Loin de réduire les populations conquises à l’esclavage, les Grecs choisirent souvent de les soumettre par un attachement familial et territorial durable.

Cette méthode permettait de maintenir un contrôle social tout en favorisant une relative stabilité agricole.

Ce système présente de nombreuses similitudes avec ce que les Romains allaient développer quelques siècles plus tard. La vision orientale du servage allait ainsi nourrir la création du « colonat », une institution hybride mêlant servitude et liberté restreinte.

Le colonat romain : l’émergence d’une classe intermédiaire

À l’époque impériale, notamment entre le IIᵉ et le IIIᵉ siècle, le colonat romain se généralise dans plusieurs provinces, y compris en Afrique du Nord, en Asie, en Égypte ou encore en Gaule. Ce système donna naissance à une catégorie sociale nouvelle, formée de demi-libres : les colons.

  • Ils étaient attachés à une terre
  • Ils devaient des redevances au propriétaire
  • Ils transmettaient leur statut à leurs enfants
  • Mais conservaient certains droits familiaux et économiques

Ces colons recevaient de petites exploitations agricoles prélevées sur de vastes domaines, dont ils devenaient responsables.

À partir du IVᵉ siècle, ce statut devient héréditaire : les enfants naissent colons et restent liés à la terre.

Un abandon volontaire de cette parcelle pouvait être considéré comme une fuite, punie comme dans le cas d’un esclave.

Entre dépendance et autonomie : les paradoxes du colonat

Ce qui distingue fondamentalement le colon du simple esclave, c’est sa relative autonomie économique et familiale. Bien que rattaché à une terre et contraint de verser une partie de sa récolte – généralement le dixième – au maître du domaine, il pouvait conserver le reste, le vendre ou le consommer à sa guise.

Cette liberté partielle encourageait la productivité, et certains colons parvinrent à prospérer malgré la contrainte de leur statut.

La loi garantissait également que nul ne pouvait le séparer de la terre qu’il cultivait, ce qui, en un sens, l’enracinait dans une forme de stabilité sociale.

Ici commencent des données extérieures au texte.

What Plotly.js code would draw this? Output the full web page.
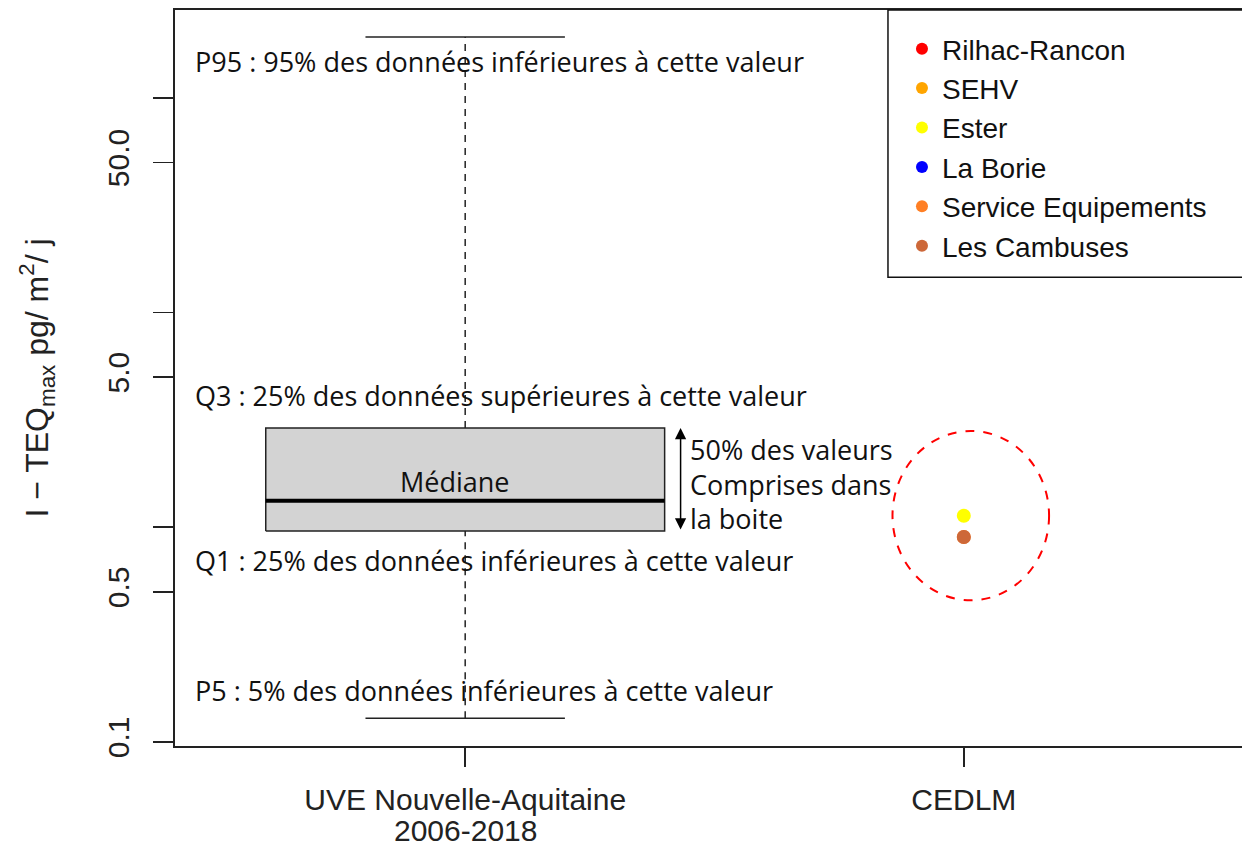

Comparé aux prélèvements modernes pouvant atteindre 40 % ou plus, la dîme antique semble presque clémente, même si elle s’accompagnait souvent de corvées.

Un héritage ancien aux contours ambigus

Le servage antique, loin d’être un phénomène médiéval ou uniforme, présente une diversité de formes selon les époques et les civilisations.

De Sparte à Rome, en passant par l’Égypte hellénistique, il témoigne d’un besoin constant des sociétés de structurer la dépendance humaine sans pour autant verser systématiquement dans l’esclavage.

  • Servage n’est pas esclavage
  • Il existe des nuances fondamentales
  • Le droit antique reconnaissait certains devoirs… mais aussi certains droits
  • Cette situation reflète une complexité sociale bien plus riche qu’il n’y paraît

On pourrait dire que le servage a longtemps été un compromis entre exploitation et inclusion sociale, entre droit du sol et devoir de production.

Cette condition intermédiaire a traversé les siècles, influençant la structure du travail agricole jusqu’à la fin de l’Antiquité et même au-delà.

Conclusion : une institution aux racines profondes

Le servage antique n’est pas une simple ébauche de celui du Moyen Âge : il constitue une institution à part entière, inscrite dans les dynamiques économiques, sociales et politiques des grandes civilisations antiques.

Parfois choisi comme alternative à l’esclavage, parfois imposé par nécessité administrative, il a façonné l’organisation du monde rural sur le long terme.